Chaque ministre veut sa réforme. Comme si l’action à la tête d’un maroquin était uniquement liée à cette capacité à remettre en question les choses établies et à engager la France sur de nouveaux chemins. Alors que le gouvernement semble bien en manque d’inspiration dans le domaine économique, la hausse continuelle du chômage vient encore de le prouver, l’éducation est un terrain très fertile en idées nouvelles pour le gouvernement. Après la réforme des rythmes scolaires dont les lourdes conséquences n’ont pas été anticipées, loin s’en faut, la mise en place des nouveaux programmes scolaires pour les collégiens est le nouveau champ de bataille idéologique de la rue de Grenelle. Et sur ce point, Najat VALLAUD-BELKACEM joue au petit chimiste. Car à vouloir édulcorer les programmes, à les rendre plus « digestes » pour les enfants, à essayer de supprimer les enseignements dit élitistes, le ministre risque de battre en brèche le socle des savoirs fondamentaux de la République et même de la France, de son héritage et de sa mémoire. A regarder de plus près, les mesures sont graves.

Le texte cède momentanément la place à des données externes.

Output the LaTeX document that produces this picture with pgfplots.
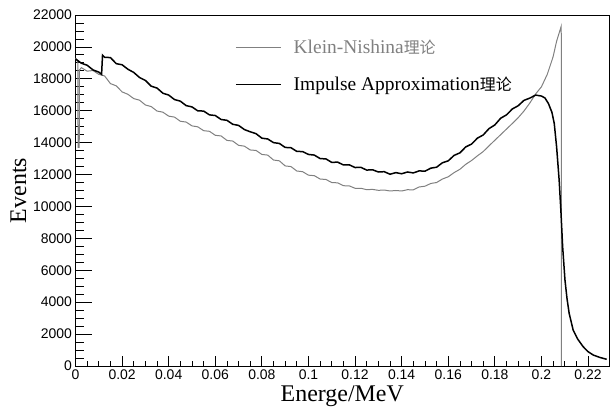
\documentclass[border=0pt]{standalone}
\usepackage{fontspec}
\setmainfont{Liberation Serif}
\newfontfamily\ticksans{Liberation Sans}
\newfontfamily\cjk{Noto Sans CJK SC}
\usepackage{pgfplots}
\usepackage{pgfplotstable}
\pgfplotsset{compat=1.18}
\definecolor{kngray}{RGB}{128,128,128}

\pgfplotstableread{
x y
0.0000 19250
0.0025 18980
0.0050 18850
0.0075 18560
0.0100 18420
0.0112 18280
0.0116 19480
0.0125 19350
0.0150 19330
0.0175 18950
0.0200 18880
0.0225 18600
0.0250 18400
0.0275 18080
0.0300 17900
0.0325 17540
0.0350 17420
0.0375 17100
0.0400 16980
0.0425 16700
0.0450 16600
0.0475 16320
0.0500 16240
0.0525 15990
0.0550 15980
0.0575 15740
0.0600 15700
0.0625 15450
0.0650 15400
0.0675 15150
0.0700 15080
0.0725 14820
0.0750 14680
0.0775 14560
0.0800 14280
0.0825 14230
0.0850 14000
0.0875 13950
0.0900 13700
0.0925 13680
0.0950 13450
0.0975 13440
0.1000 13260
0.1025 13220
0.1050 13000
0.1075 12980
0.1100 12760
0.1125 12780
0.1150 12600
0.1175 12610
0.1200 12440
0.1225 12450
0.1250 12280
0.1275 12300
0.1300 12160
0.1325 12180
0.1350 12020
0.1375 12120
0.1400 12050
0.1425 12160
0.1450 12100
0.1475 12230
0.1500 12210
0.1525 12400
0.1550 12460
0.1575 12740
0.1600 12860
0.1625 13200
0.1650 13360
0.1675 13730
0.1700 13910
0.1725 14280
0.1750 14480
0.1775 14880
0.1800 15110
0.1825 15530
0.1850 15740
0.1875 16110
0.1900 16310
0.1925 16650
0.1950 16790
0.1975 16980
0.2000 16920
0.2015 16800
0.2030 16450
0.2045 15900
0.2055 15200
0.2065 13750
0.2076 11660
0.2084 9590
0.2091 7480
0.2101 5390
0.2110 4200
0.2119 3300
0.2136 2260
0.2155 1700
0.2179 1210
0.2200 900
0.2222 690
0.2250 540
0.2280 420
}\iadata

\pgfplotstableread{
x y
0.0000 19300
0.0010 19050
0.0011 13700
0.0016 13700
0.0017 18550
0.0025 18700
0.0050 18480
0.0075 18520
0.0100 18280
0.0125 18180
0.0150 17700
0.0175 17560
0.0200 17180
0.0225 17030
0.0250 16760
0.0275 16660
0.0300 16360
0.0325 16260
0.0350 15980
0.0375 15910
0.0400 15660
0.0425 15600
0.0450 15340
0.0475 15290
0.0500 15050
0.0525 14990
0.0550 14750
0.0575 14710
0.0600 14460
0.0625 14420
0.0650 14140
0.0675 14100
0.0700 13830
0.0725 13780
0.0750 13540
0.0775 13510
0.0800 13260
0.0825 13220
0.0850 12910
0.0875 12860
0.0900 12540
0.0925 12500
0.0950 12220
0.0975 12180
0.1000 11960
0.1025 11930
0.1050 11720
0.1075 11690
0.1100 11500
0.1125 11480
0.1150 11300
0.1175 11290
0.1200 11140
0.1225 11140
0.1250 11050
0.1275 11070
0.1300 11010
0.1325 11030
0.1350 10970
0.1375 11000
0.1400 10970
0.1425 11050
0.1450 11040
0.1475 11220
0.1500 11270
0.1525 11440
0.1550 11500
0.1575 11720
0.1600 11860
0.1625 12120
0.1650 12330
0.1675 12640
0.1700 12880
0.1725 13170
0.1750 13440
0.1775 13800
0.1800 14150
0.1825 14500
0.1850 14850
0.1875 15200
0.1900 15560
0.1925 15980
0.1950 16480
0.1975 17050
0.2000 17500
0.2025 18280
0.2050 19380
0.2065 20350
0.2085 21300
0.2086 0
}\kndata

\begin{document}
\begin{tikzpicture}
\begin{axis}[
  scale only axis, width=533.5bp, height=351bp,
  xmin=0, xmax=0.229, ymin=0, ymax=22000,
  axis line style={line width=0.8bp},
  tick align=inside, xtick pos=bottom, ytick pos=left,
  xtick={0,0.02,0.04,0.06,0.08,0.1,0.12,0.14,0.16,0.18,0.2,0.22},
  ytick={0,2000,...,22000},
  minor x tick num=3, minor y tick num=3,
  major tick length=16bp, minor tick length=8bp,
  xtick style={/pgfplots/major tick length=10bp,/pgfplots/minor tick length=5bp},
  tick style={line width=0.8bp, black},
  scaled ticks=false,
  x tick label style={/pgf/number format/.cd, fixed, precision=2},
  y tick label style={/pgf/number format/.cd, 1000 sep={}},
  /pgf/number format/assume math mode=true,
  ticklabel style={font=\ticksans\fontsize{14}{16}\selectfont},
  xlabel={Energe/MeV}, ylabel={Events},
  label style={font=\fontsize{24}{28}\selectfont},
  legend style={draw=none, fill=none, at={(0.299,0.935)}, anchor=north west,
    font=\fontsize{19.5}{22}\selectfont, row sep=18bp, inner sep=0pt,
    /tikz/every odd column/.append style={column sep=10bp}},
  legend cell align=left,
  legend image code/.code={\draw[#1] (0bp,0bp) -- (45bp,0bp);},
]
\addplot[kngray, line width=1bp] table[x=x,y=y] {\kndata};
\addlegendentry{\textcolor{kngray}{Klein-Nishina{\cjk\fontsize{16}{20}\selectfont 理论}}}
\addplot[black, line width=1.5bp] table[x=x,y=y] {\iadata};
\addlegendentry{Impulse Approximation{\cjk\fontsize{16}{20}\selectfont 理论}}
\end{axis}
\pgfresetboundingbox
\path ([shift={(-75.5bp,-42bp)}]current axis.south west) rectangle ([shift={(3bp,15bp)}]current axis.north east);
\end{tikzpicture}
\end{document}
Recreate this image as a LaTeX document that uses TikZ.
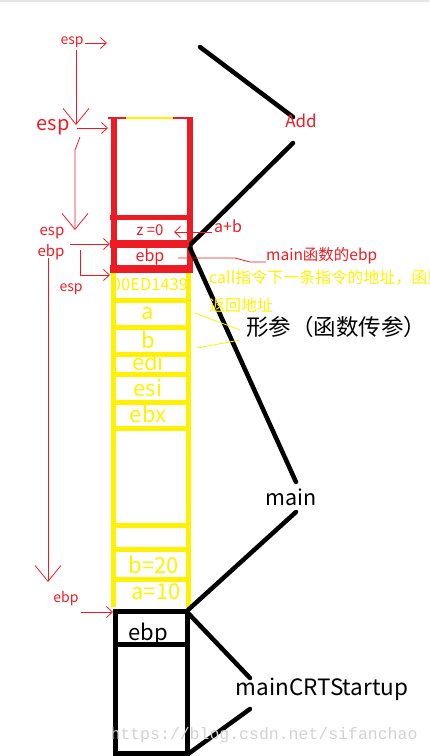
\documentclass[tikz,border=0pt]{standalone}
\usepackage{fontspec}
\setmainfont{Noto Sans CJK SC}
\newfontfamily\wmfont{Liberation Mono}
\usetikzlibrary{arrows.meta}
\definecolor{paintred}{HTML}{ED1C24}
\definecolor{paintyellow}{HTML}{FFF200}

\begin{document}
\begin{tikzpicture}[x=1pt, y=-1pt,
    redtxt/.style={text=paintred, inner sep=0pt},
    yeltxt/.style={text=paintyellow, inner sep=0pt},
    blktxt/.style={text=black, inner sep=0pt},
    redline/.style={paintred, line width=0.8pt},
    redarrow/.style={redline, -{Straight Barb[length=6pt,width=11pt]}},
    longarrow/.style={redline, -{Straight Barb[length=16pt,width=26pt]}},
    bracket/.style={black, line width=4.5pt, line cap=round}]

    \useasboundingbox (0,0) rectangle (429,756);
    \fill[gray!20] (0,0) rectangle (429,2);

    % Add frame (red)
    \draw[paintred, line width=6pt] (113.5,117) -- (113.5,273);
    \draw[paintred, line width=6pt] (189.5,117) -- (189.5,273);
    \draw[paintred, line width=2pt] (108,118) -- (193,118);
    \draw[paintyellow, line width=1.5pt] (126,118) -- (173,118);
    \fill[paintred] (110,215) rectangle (193,220);
    \fill[paintred] (110,240) rectangle (193,248);
    \fill[paintred] (110,265) rectangle (193,273);

    % main frame (yellow)
    \draw[paintyellow, line width=5pt] (113.5,273) -- (113.5,607);
    \draw[paintyellow, line width=5pt] (188.5,273) -- (188.5,607);
    \foreach \y in {298, 325, 352, 372, 400, 426, 523, 547, 577}{
        \fill[paintyellow] (111,\y) rectangle (191,\y+5);
    }

    % mainCRTStartup frame (black)
    \draw[black, line width=5pt] (115.5,611) rectangle (187.5,753.5);
    \fill[black] (113,642) rectangle (190,647);

    % cell contents
    \node[redtxt, font=\fontsize{15}{15}\selectfont] (zcell) at (150,230) {z =0};
    \node[redtxt, font=\fontsize{16}{16}\selectfont] (ebpadd) at (150,257) {ebp};
    \node[yeltxt, font=\fontsize{16.5}{16.5}\selectfont] (retaddr) at (150,285) {00ED1439};
    \node[yeltxt, font=\fontsize{22}{22}\selectfont] (cella) at (148,314) {a};
    \node[yeltxt, font=\fontsize{22}{22}\selectfont] (cellb) at (148,340) {b};
    \node[yeltxt, font=\fontsize{22}{22}\selectfont] (celledi) at (148,362) {edi};
    \node[yeltxt, font=\fontsize{22}{22}\selectfont] (cellesi) at (148,388) {esi};
    \node[yeltxt, font=\fontsize{22}{22}\selectfont] (cellebx) at (148,414) {ebx};
    \node[yeltxt, font=\fontsize{22}{22}\selectfont] (cellb20) at (154,565) {b=20};
    \node[yeltxt, font=\fontsize{22}{22}\selectfont] (cella10) at (156,592) {a=10};
    \node[blktxt, font=\fontsize{22}{22}\selectfont] (ebpmain) at (148,634) {ebp};

    % frame brackets
    \draw[bracket] (200,47) -- (293,117);
    \draw[bracket] (293,143) -- (191,244);
    \draw[bracket] (190,248) -- (296,482);
    \draw[bracket] (296,512) -- (188,610);
    \draw[bracket] (188,613) -- (250,678);
    \draw[bracket] (250,709) -- (188,754);

    % right labels
    \node[redtxt, font=\fontsize{17}{17}\selectfont] (addlbl) at (301,121) {Add};
    \node[redtxt, font=\fontsize{16}{16}\selectfont] (aplusb) at (228,226) {a+b};
    \node[redtxt, anchor=west, font=\fontsize{15.5}{15.5}\selectfont] (mainebp) at (266,256) {main函数的ebp};
    \node[yeltxt, anchor=west, font=\fontsize{16}{16}\selectfont] (calllbl) at (209,278) {call指令下一条指令的地址，函数};
    \node[yeltxt, anchor=west, font=\fontsize{16}{16}\selectfont] (retlbl) at (209,305) {返回地址};
    \node[blktxt, anchor=west, font=\fontsize{22.5}{22.5}\selectfont] (paramlbl) at (246,327) {形参（函数传参）};
    \node[blktxt, font=\fontsize{21.5}{21.5}\selectfont] (mainlbl) at (291,497) {main};
    \node[blktxt, font=\fontsize{22.5}{22.5}\selectfont] (crtlbl) at (322,689) {mainCRTStartup};

    % right connectors
    \draw[redarrow] (212,232) -- (174,232);
    \draw[redline] (178,258) -- (235,258) -- (250,262) -- (266,262);
    \draw[paintyellow, line width=0.8pt] (195,313) -- (240,330);
    \draw[paintyellow, line width=0.8pt] (197,348) -- (240,340);

    % left labels
    \node[redtxt, font=\fontsize{14}{14}\selectfont] (espa) at (72,42) {esp};
    \node[redtxt, font=\fontsize{20}{20}\selectfont] (espb) at (53,127) {esp};
    \node[redtxt, font=\fontsize{15}{15}\selectfont] (espc) at (52,233) {esp};
    \node[redtxt, font=\fontsize{15}{15}\selectfont] (ebpc) at (51,252) {ebp};
    \node[redtxt, font=\fontsize{14}{14}\selectfont] (espd) at (71,289) {esp};
    \node[redtxt, font=\fontsize{14}{14}\selectfont] (ebpd) at (66,599) {ebp};

    % left arrows
    \draw[redarrow] (85,43) -- (107,43);
    \draw[longarrow] (76,50) -- (76,125);
    \draw[redarrow] (77,128) -- (108,128);
    \draw[longarrow] (80,137) -- (75,150) -- (75,230);
    \draw[redarrow] (70,244) -- (110,244);
    \draw[longarrow] (48,258) -- (48,582);
    \draw[redarrow] (80,250) -- (80,275) -- (110,275);
    \draw[redarrow] (81,612) -- (113,612);

    % watermark
    \node[text=gray!35, inner sep=0pt, font=\wmfont\fontsize{16.5}{16.5}\selectfont] (wm) at (264,735) {https://blog.csdn.net/sifanchao};

\end{tikzpicture}
\end{document}
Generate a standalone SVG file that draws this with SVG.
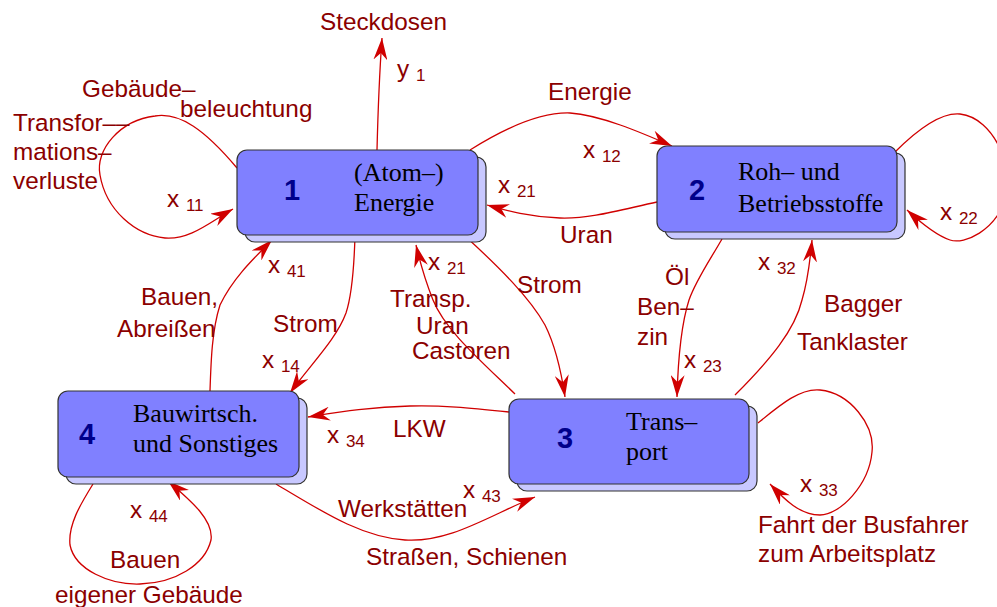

Le scandale a été initié par les risques bien réels qui existent sur l’enseignement du grec et surtout du latin. Anecdotique certains diront. Je ne peux y souscrire. Surtout quand cette démarche est accompagnée par l’étrange volonté de mettre en place des cours d’improvisation au collège. En somme, Sénèque supplanté par Debbouze. Un dérèglement des valeurs tout à fait inquiétant qui va éloigner les jeunes non seulement des notions sémantiques, mais aussi et surtout de références historiques et culturelles nécessaires à la compréhension du monde qui les entoure. Demain, les vestiges qui ornent le centre de nombreuses villes françaises, Nîmes la première, ne seront plus que des amas de pierres certes esthétiques, mais vide de sens.
La réforme des programmes scolaires s’attaque aussi aux classes bilingues et à l’apprentissage de l’allemand, qui est non seulement un rempart contre une certaine suprématie de la langue anglaise à l’école, mais également une action culturelle concrète de l’amitié franco-allemande et donc de la construction européenne. La langue de Goethe, jugée souvent élitiste, risque elle de faire les frais de ce nivellement par le bas prôné par le gouvernement. Après la mise en place de cursus anglophone à l’université, c’est un nouveau coup dur pour la diversité culturelle.
Avec les programmes d’histoire, le ministre de l’Education nationale atteint des sommets d’incohérence. Le danger est grand pour nos enfants de perdre des références indispensables à l’histoire de la Nation. Car en voulant rendre certaines périodes facultatives, l’histoire perd ce qui en fait sa quintessence, à savoir la chronologie et les constructions intellectuelles du monde, de l’Europe et de notre pays en particulier. Comment envisager la Révolution sans avoir étudié les Lumières ? Comment concevoir la Renaissance sans aborder la Réforme et la pensée humaniste ? Enfin, la volonté de rendre l’étude des débuts et du développement de l’Islam obligatoire, alors que le Moyen Age chrétien ne deviendrait qu’une option programmatique, est une erreur grave. Cette démarche vise à nier près de mille ans de l’Histoire nationale au cours desquels une France en construction se distingua par un rayonnement religieux, culturel et artistique dont les plus beaux témoignages sont les églises, les monastères, les cloitres et les cathédrales.
Cette réforme aux visages multiples m’inquiète. Je ne peux pas croire que le ministre de l’Eduction nationale puisse aller au bout de ce processus qui devrait aboutir à la rentrée 2016, à moins de vouloir saccager une certaine idée de la culture, de ses héritages les plus prestigieux et de mettre en place une nouvelle échelle des valeurs, où le savoir classique serait relégué au rang d’une vulgaire option. La France, patrie des Lumières, du savoir et de l’exigence culturelle ne peut se résigner à de tels projets. Nous devons nous y opposer farouchement.